Love him or hate him, Roy Moore is the most interesting man in politics right now.
The Alabama Republican rides a horse to the polls. He has a habit of pulling loaded guns on jam-packed crowds at campaign events. And he politics like a caged animal, a perpetual and beleaguered underdog always angry at some insidious and often unseen opponent.
With Moore behind Democrat Doug Jones in the polls, conventional wisdom seems to dictate that a loss in the special Alabama Senate election would signal the end of the cowboy candidate. But interviews with operatives close to the judge’s campaign, state representatives, and longtime Alabama politicos suggest otherwise.
Moore seems set up for another run in 2018. After all, the governor’s mansion always seemed like Plan B.
“From the beginning,” explained Republican state Rep. Jack Williams, “there was talk that if Moore fell short maybe he’d run for governor.” Long before he defeated incumbent Sen. Luther Strange, Williams said, the conventional political wisdom was that if “even if he fell short,” a close loss could set up a rebound for another statewide race. All the Moore memorabilia, fundraising, and messaging could be quickly repurposed for a governor’s race.
The Moore campaign hasn’t answered that question (they recently lost their communications director and they obviously are focused on the task at hand). Still, a politico who worked for Moore during the primary admitted that going for governor would be “the logical conclusion.”
“Moore’s done it twice before,” explained the operative who is no longer associated with the campaign. “So why not do it again? This time, he could run saying he was undercut by the Washington media and political elite.”
In other words, it’d be a quick anti-establishment skip and a short martyrdom hop back onto the campaign trail ahead of the June 5 Republican primary. Anyone who doubts this possibility needs to remember the character and the record of the judge.
Like an Alabama University cornerback, Moore doesn’t mind getting burned once. He forgets the loss and sets up for the next play. Though twice removed from the state Supreme Court and twice defeated for the Republican gubernatorial nomination, Moore mounted a bid for president and then ran for Senate. A shot at governor wouldn’t be any different.
In September 2016, a poll of more than 600 likely voters by the Alabama Forestry Association put Moore ahead of nine other candidates.

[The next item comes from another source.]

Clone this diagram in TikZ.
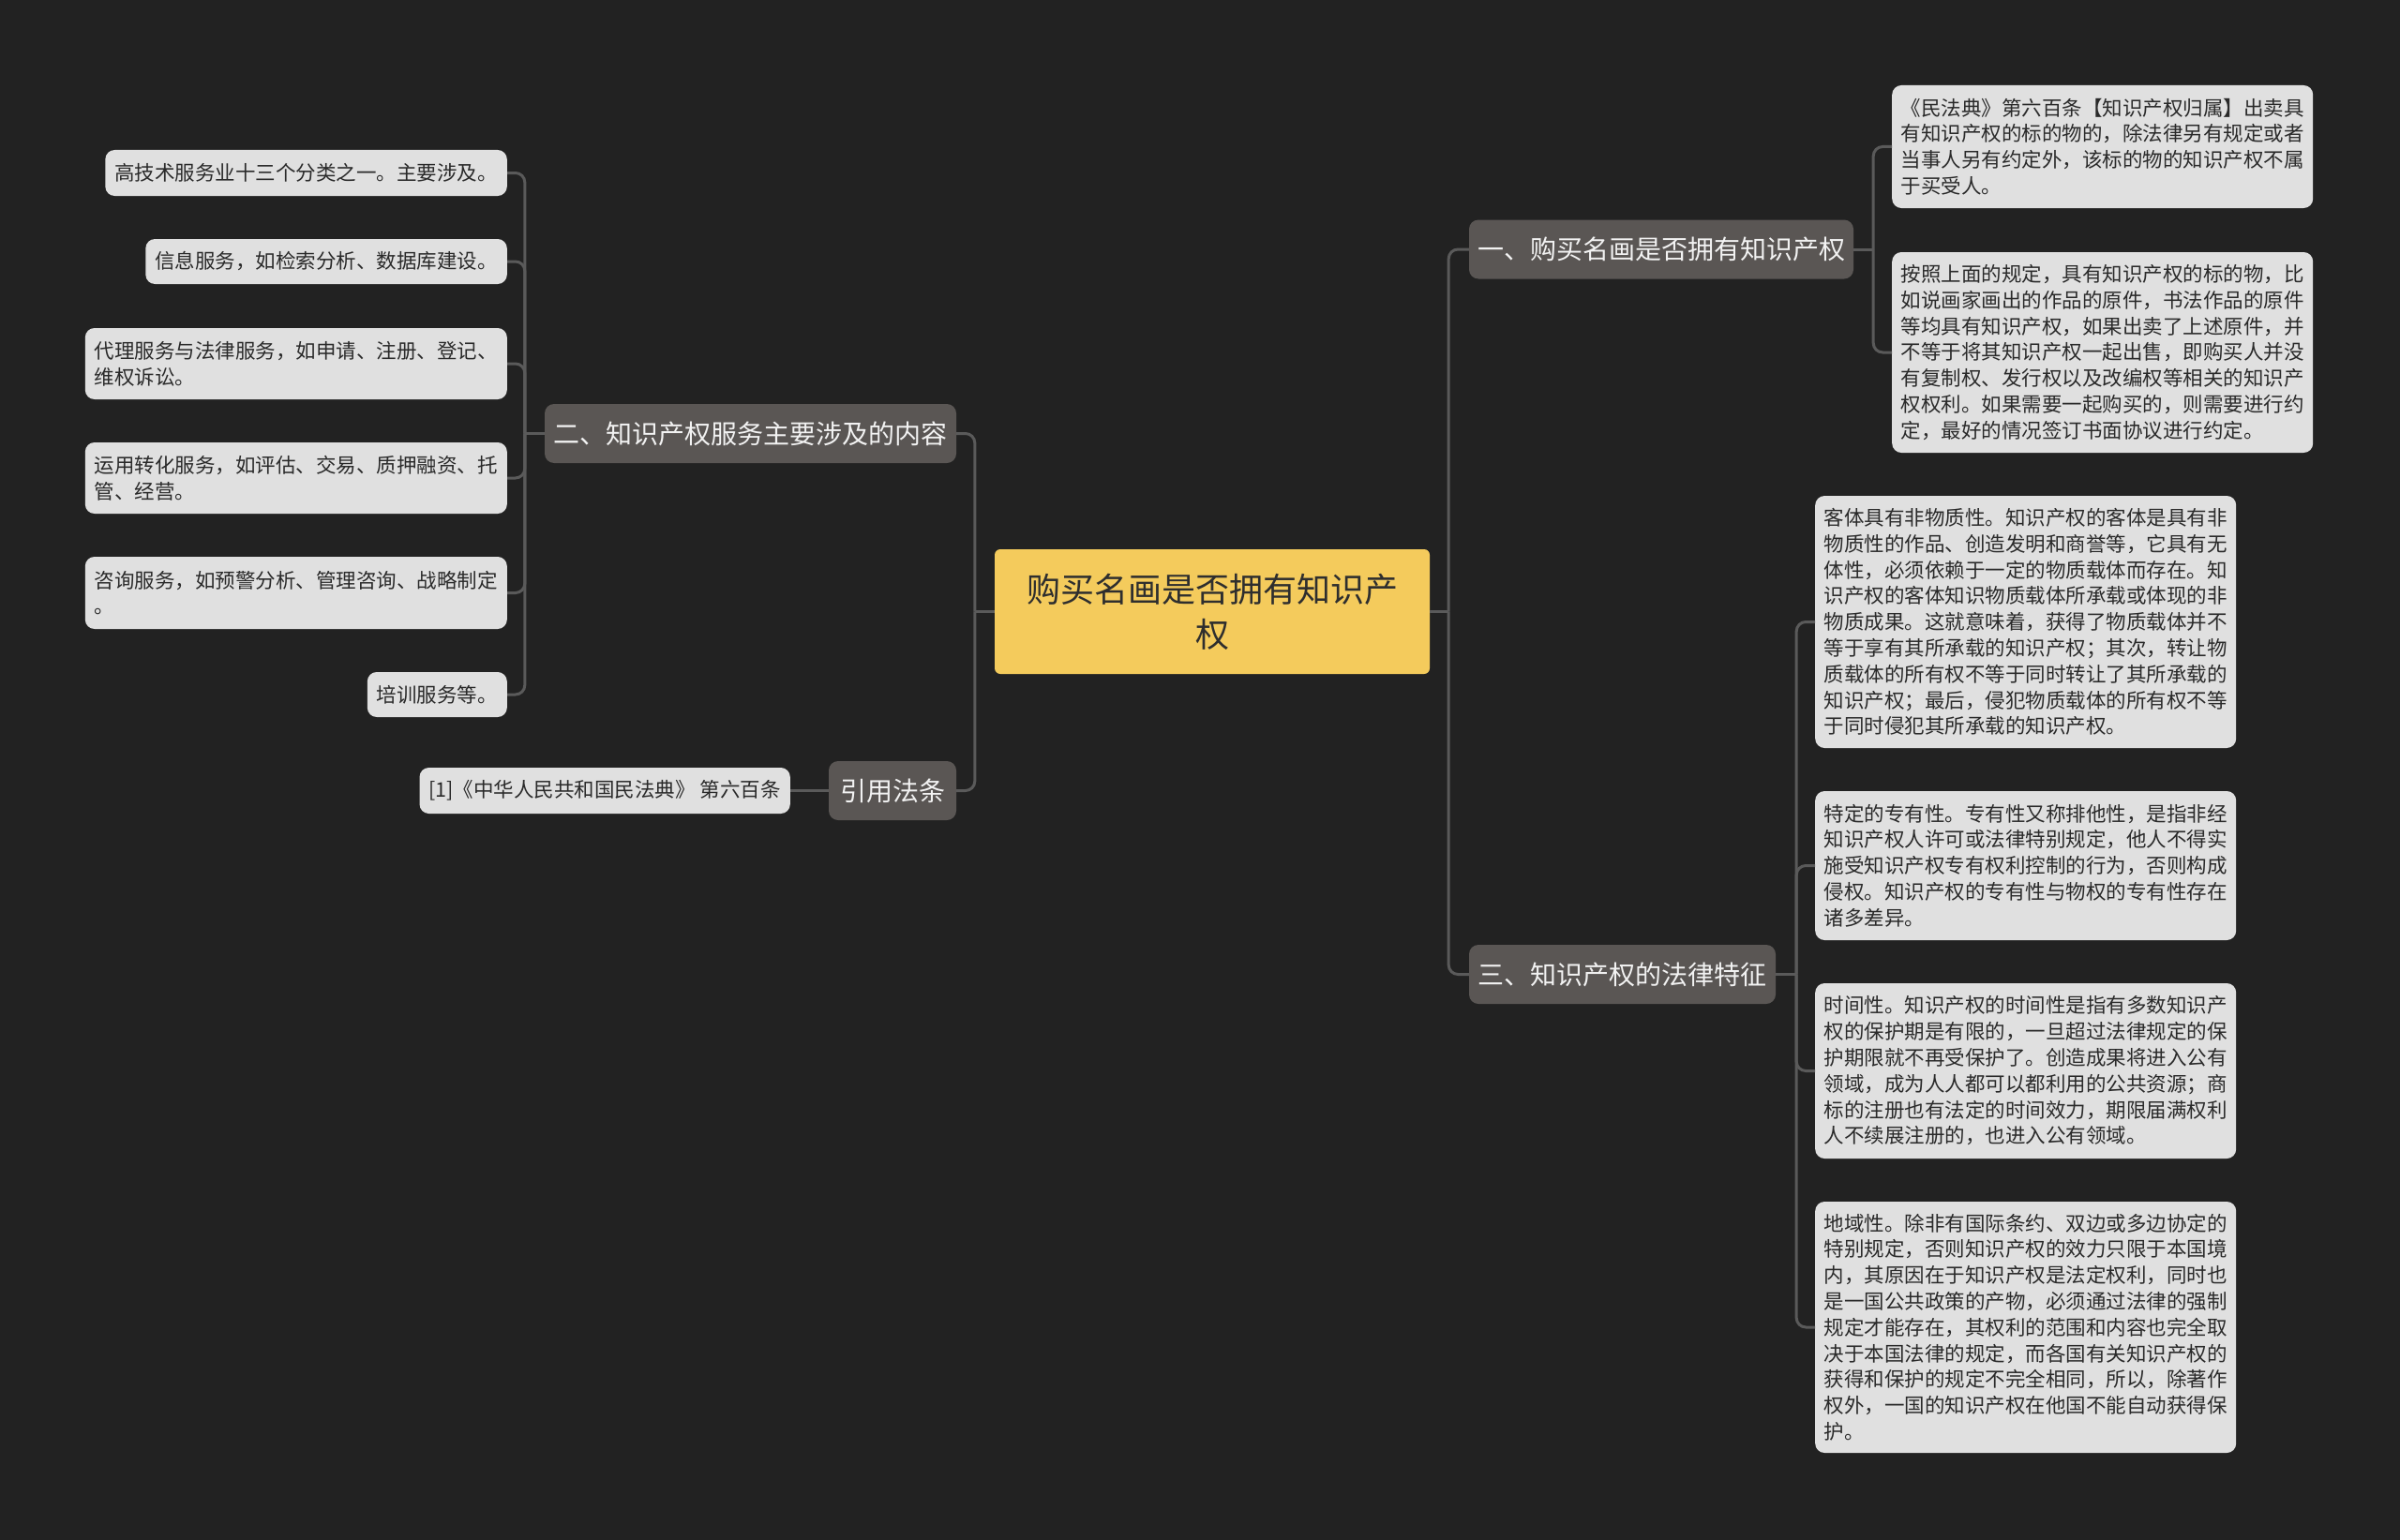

“He has, in politics what we like to call universal ‘name ID,'” Bill Harris, director of political affairs with the Forestry Association, said at the time. “He has good favorable and high negatives. I think with Judge Moore, you either like him or you don’t like him.
A lot has changed since then (to say the least). After securing the GOP nomination, Moore has been beset by repeated allegations of sexual dalliances with teenage girls during the 1970s. But what sunk other candidates has only energized him. Evangelicals still cling to that old rugged candidate, dismissing every allegation as a Northern slander meant to discredit an honorable Southern man.
“It wouldn’t surprise me at all,” Jacks Nelson, a politics professor at Birmingham’s Samford University, said of a shot at governor. “His supporters, they are so hardcore. I don’t think much could shake their faith in him. Some of them are pretty fanatical.”
The allegations of dalliances with a 14-year-old girl, Nelson admitted, could hurt. And allegations of sexual misconduct, like those that brought down former GOP Gov. Rob Bentley, are normally damning. But the supporters who unseated an incumbent and who rebuffed the forces of Senate Majority Leader Mitch McConnell, R-Ky. Nelson noted, could again rally to Moore because “they really believe he is a man of God.”
None of this means that Moore will do it. And none of us should presuppose to understand what occurs inside the mind of the candidate who turned 2017 on its head. After all, current Republican Gov. Kay Ivey is plenty popular and plenty capable of dumping a bucket of ice water on Moore. But never say never.
So much will happen between Dec. 12 when Alabama decides who to send to the Senate and June 5 when Alabama decides who will become the Republican gubernatorial nominee. The state will celebrate Christmas and the New Year. Auburn and Alabama will both have their spring practices. And the state might just forget about all the allegations and evidence.
A loss on Dec. 12 doesn’t mean the end of horseback riding, gun toting, fire-breathing Roy Moore.